Ming Tan, whose career has revolved around bikes, from working in a shop as a teen to decades of experience with brands like LOOK and Ritchey Design, wanted to change this frustrating experience. So, in 2019 he launched Haley Cycles with a simple objective: one price gets you a titanium frame with custom geometry and all the gear and accessory mounts you desire, along with surprisingly complex paint and finishes. “We want to allow customers to build custom without a cumbersome process,” says Tan.
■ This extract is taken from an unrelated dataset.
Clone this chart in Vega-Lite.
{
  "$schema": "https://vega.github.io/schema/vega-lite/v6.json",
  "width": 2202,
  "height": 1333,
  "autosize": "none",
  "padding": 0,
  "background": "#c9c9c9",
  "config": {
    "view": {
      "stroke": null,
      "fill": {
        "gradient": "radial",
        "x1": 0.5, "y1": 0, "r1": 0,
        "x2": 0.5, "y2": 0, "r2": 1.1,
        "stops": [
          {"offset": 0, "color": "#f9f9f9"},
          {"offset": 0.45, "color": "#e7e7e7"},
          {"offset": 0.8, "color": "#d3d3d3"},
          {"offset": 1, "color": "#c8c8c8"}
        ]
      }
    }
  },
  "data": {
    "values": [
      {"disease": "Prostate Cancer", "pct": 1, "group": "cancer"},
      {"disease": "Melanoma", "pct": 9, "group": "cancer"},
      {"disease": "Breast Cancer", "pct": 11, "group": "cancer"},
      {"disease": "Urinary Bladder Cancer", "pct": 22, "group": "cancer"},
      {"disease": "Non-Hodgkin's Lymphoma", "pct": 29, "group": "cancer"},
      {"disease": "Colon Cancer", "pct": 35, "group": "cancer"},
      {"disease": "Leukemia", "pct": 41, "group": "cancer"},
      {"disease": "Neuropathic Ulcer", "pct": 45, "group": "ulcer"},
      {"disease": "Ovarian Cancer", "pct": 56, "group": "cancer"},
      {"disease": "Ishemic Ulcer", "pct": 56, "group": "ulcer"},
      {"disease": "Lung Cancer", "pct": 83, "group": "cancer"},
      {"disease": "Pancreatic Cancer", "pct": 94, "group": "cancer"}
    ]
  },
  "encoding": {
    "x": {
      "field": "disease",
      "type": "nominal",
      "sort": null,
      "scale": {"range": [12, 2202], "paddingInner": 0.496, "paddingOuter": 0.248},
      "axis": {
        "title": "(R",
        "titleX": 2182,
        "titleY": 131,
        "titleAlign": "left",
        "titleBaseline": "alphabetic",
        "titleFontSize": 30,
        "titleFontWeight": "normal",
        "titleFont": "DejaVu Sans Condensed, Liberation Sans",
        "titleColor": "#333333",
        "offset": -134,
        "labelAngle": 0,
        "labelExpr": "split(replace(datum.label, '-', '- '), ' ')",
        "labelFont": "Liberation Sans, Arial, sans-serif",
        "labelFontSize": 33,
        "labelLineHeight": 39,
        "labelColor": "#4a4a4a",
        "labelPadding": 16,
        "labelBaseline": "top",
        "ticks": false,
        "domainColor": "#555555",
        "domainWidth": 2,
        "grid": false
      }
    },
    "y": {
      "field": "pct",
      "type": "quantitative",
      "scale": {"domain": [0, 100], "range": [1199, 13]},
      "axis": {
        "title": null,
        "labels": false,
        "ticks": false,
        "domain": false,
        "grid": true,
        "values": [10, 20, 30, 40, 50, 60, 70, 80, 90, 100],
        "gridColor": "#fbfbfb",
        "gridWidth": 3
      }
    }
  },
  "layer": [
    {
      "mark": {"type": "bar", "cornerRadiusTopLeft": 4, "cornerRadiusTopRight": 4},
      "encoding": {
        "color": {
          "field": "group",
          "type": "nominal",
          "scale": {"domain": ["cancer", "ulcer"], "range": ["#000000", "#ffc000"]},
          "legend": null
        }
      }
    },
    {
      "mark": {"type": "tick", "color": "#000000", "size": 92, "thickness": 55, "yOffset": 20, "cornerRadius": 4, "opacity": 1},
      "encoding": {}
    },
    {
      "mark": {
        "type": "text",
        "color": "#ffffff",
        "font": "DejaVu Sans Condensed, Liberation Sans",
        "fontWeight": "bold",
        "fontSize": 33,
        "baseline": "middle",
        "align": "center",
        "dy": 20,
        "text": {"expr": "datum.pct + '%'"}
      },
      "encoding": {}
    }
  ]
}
To keep things simple, Haley has just two pricing options. For $4,499 you get a road, all-road, gravel or hardtail frame made with an oversize straight-gauge titanium tubeset, along with a corresponding ENVE fork. An extra $500 upgrades the frame to a butted, tapered and shaped tubeset. Either way, the frame includes a T47 bottom bracket, internal cable routing and the choice of straight or curved seatstays, all on a custom frame. And Haley will also help you source the exact parts you want without limiting you to standard build kits.
But no frame, no matter how expertly built, is complete without a proper finish. Each frame comes with the choice of a brushed, anodized or painted finish. And it’s not just a basic single-color paint job that’s included. Customers have been getting creative with the designs, requesting multiple-color fades, frames in the likeness of the 7-Eleven and Panasonic team bikes, and even one themed after David Bowie’s album “Aladdin Sane.” Whether a customer has a general idea or a fully formed concept, Haley works with a designer to bring the vision to life—and it’s all included in the one price. “You can really make it yours,” says Tan.
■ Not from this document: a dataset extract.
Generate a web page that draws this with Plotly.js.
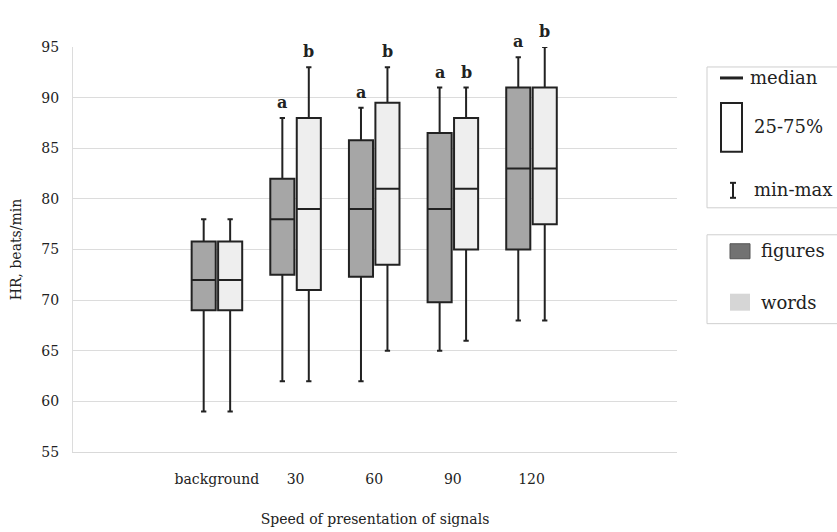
<!DOCTYPE html>
<html>
<head>
<meta charset="utf-8">
<script src="https://cdn.plot.ly/plotly-3.0.1.min.js"></script>
<style>html,body{margin:0;padding:0;background:#fff;}#chart{width:837px;height:532px;}</style>
</head>
<body>
<div id="chart"></div>
<script>
const categories = ['background', '30', '60', '90', '120'];
const figMin = [59, 62, 62, 65, 68];
const figQ1  = [69, 72.5, 72.3, 69.8, 75];
const figMed = [72, 78, 79, 79, 83];
const figQ3  = [75.8, 82, 85.8, 86.5, 91];
const figMax = [78, 88, 89, 91, 94];
const wordMin = [59, 62, 65, 66, 68];
const wordQ1  = [69, 71, 73.5, 75, 77.5];
const wordMed = [72, 79, 81, 81, 83];
const wordQ3  = [75.8, 88, 89.5, 88, 91];
const wordMax = [78, 93, 93, 91, 95];
const figLetters  = ['', 'a', 'a', 'a', 'a'];
const wordLetters = ['', 'b', 'b', 'b', 'b'];
const legendTop = ['median', '25-75%', 'min-max'];
const legendSeries = ['figures', 'words'];

const FONT = 'DejaVu Serif';
const INK = '#222222';

// pixel -> paper helpers (layout only)
const L = 73, R = 677, T = 47, B = 452.5;
const px = x => (x - L) / (R - L);
const py = y => (B - y) / (B - T);

const common = {
  type: 'box', x: categories, boxpoints: false, whiskerwidth: 0.22,
  line: {color: INK, width: 2}, showlegend: false, hoverinfo: 'y'
};
const traces = [
  Object.assign({}, common, {name: 'figures', q1: figQ1, median: figMed, q3: figQ3,
    lowerfence: figMin, upperfence: figMax, fillcolor: '#a6a6a6'}),
  Object.assign({}, common, {name: 'words', q1: wordQ1, median: wordMed, q3: wordQ3,
    lowerfence: wordMin, upperfence: wordMax, fillcolor: '#eeeeee'})
];

const annotations = [];
const OFF = 0.169;
categories.forEach((c, i) => {
  if (figLetters[i]) annotations.push({x: i - OFF, y: figMax[i], xref: 'x', yref: 'y', text: figLetters[i],
    showarrow: false, yanchor: 'bottom', yshift: 4, font: {family: FONT, size: 16, color: INK, weight: 'bold'}});
  if (wordLetters[i]) annotations.push({x: i + OFF, y: wordMax[i], xref: 'x', yref: 'y', text: wordLetters[i],
    showarrow: false, yanchor: 'bottom', yshift: 4, font: {family: FONT, size: 16, color: INK, weight: 'bold'}});
});
const legFont = {family: FONT, size: 18, color: INK};
[[748, 78], [752, 127], [752, 190]].forEach((p, i) => annotations.push({
  xref: 'paper', yref: 'paper', x: px(p[0]), y: py(p[1]), xanchor: 'left', yanchor: 'middle',
  text: legendTop[i], showarrow: false, font: legFont}));
[[759, 251], [759, 303]].forEach((p, i) => annotations.push({
  xref: 'paper', yref: 'paper', x: px(p[0]), y: py(p[1]), xanchor: 'left', yanchor: 'middle',
  text: legendSeries[i], showarrow: false, font: legFont}));

const shapes = [
  {type: 'rect', xref: 'paper', yref: 'paper', x0: px(707), x1: px(860), y0: py(67), y1: py(208), line: {color: '#cfcfcf', width: 1}},
  {type: 'rect', xref: 'paper', yref: 'paper', x0: px(707), x1: px(860), y0: py(235), y1: py(324), line: {color: '#cfcfcf', width: 1}},
  {type: 'line', xref: 'paper', yref: 'paper', x0: px(720), x1: px(743), y0: py(78), y1: py(78), line: {color: INK, width: 3}},
  {type: 'rect', xref: 'paper', yref: 'paper', x0: px(721), x1: px(742), y0: py(103), y1: py(152), line: {color: INK, width: 2}, fillcolor: '#ffffff'},
  {type: 'line', xref: 'paper', yref: 'paper', x0: px(733), x1: px(733), y0: py(183), y1: py(198), line: {color: INK, width: 2}},
  {type: 'line', xref: 'paper', yref: 'paper', x0: px(730), x1: px(736), y0: py(183), y1: py(183), line: {color: INK, width: 2}},
  {type: 'line', xref: 'paper', yref: 'paper', x0: px(730), x1: px(736), y0: py(198), y1: py(198), line: {color: INK, width: 2}},
  {type: 'rect', xref: 'paper', yref: 'paper', x0: px(730), x1: px(750), y0: py(244), y1: py(259), line: {color: '#555555', width: 1}, fillcolor: '#727272'},
  {type: 'rect', xref: 'paper', yref: 'paper', x0: px(730), x1: px(750), y0: py(294), y1: py(311), line: {width: 0}, fillcolor: '#d6d6d6'}
];

const layout = {
  width: 837, height: 532,
  margin: {l: L, r: 837 - R, t: T, b: 532 - B},
  paper_bgcolor: '#ffffff', plot_bgcolor: '#ffffff',
  font: {family: FONT, color: INK, size: 14},
  boxmode: 'group', boxgap: 0.327, boxgroupgap: 0.09,
  showlegend: false,
  xaxis: {
    type: 'category', range: [-1.83, 5.85], showgrid: false, zeroline: false,
    showline: true, linecolor: '#d9d9d9', linewidth: 1, ticks: '',
    ticklabelstandoff: 14, tickfont: {family: FONT, size: 14, color: INK},
    title: {text: 'Speed of presentation of signals', font: {family: FONT, size: 14, color: INK}, standoff: 28}
  },
  yaxis: {
    range: [55, 95], dtick: 5, tick0: 55, showgrid: true, gridcolor: '#dcdcdc', gridwidth: 1,
    zeroline: false, showline: true, linecolor: '#dcdcdc', ticks: '',
    ticklabelstandoff: 10, tickfont: {family: FONT, size: 14, color: INK},
    title: {text: 'HR, beats/min', font: {family: FONT, size: 14, color: INK}, standoff: 16}
  },
  annotations: annotations,
  shapes: shapes
};

Plotly.newPlot('chart', traces, layout, {staticPlot: true});
</script>
</body>
</html>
Making sure each customer gets exactly the right bike often requires going through up to five different geometry iterations to get it dialed. And Tan is available every step of the way to talk through the process and technical geometry questions. “It’s just easy, very straightforward,” says one customer, James Rogers, who ordered the David Bowie bike (below), about the ordering process. “Ming’s responsiveness is terrific.”
For his bike, Rogers had a very specific all-road design in mind that, with the swap of some wheels, could replace many bikes from his overflowing stable—something of a shapeshifting bike, like Bowie himself. He brought in a very clear idea, down to the geometry, which Haley was able to help him refine with minor tweaks to get the final product just right.
Though Haley Cycles is relatively new, the in-house expertise to guide customers to the right geometry, then turn that bike into reality, is all there. In addition to Tan’s decades in the bike industry, the lead engineer and lead welder at Janus Cycle Group (owner of Dean Titanium and Merlin that’s building frames for Haley) collectively have more than 60 years of experience working with titanium; that’s a fair bit more than other brands can claim. And Haley seeks out top-quality finishers, sending the frames around the country to the most skilled people in their fields.
Building bikes this all-inclusive way is certainly more work than turning out a steady stream of stock-geometry frames. But for Haley, this way just makes sense. “You’re investing in something handmade and titanium,” says Tan. “It’s expensive, but you’re going to get exactly what you want.”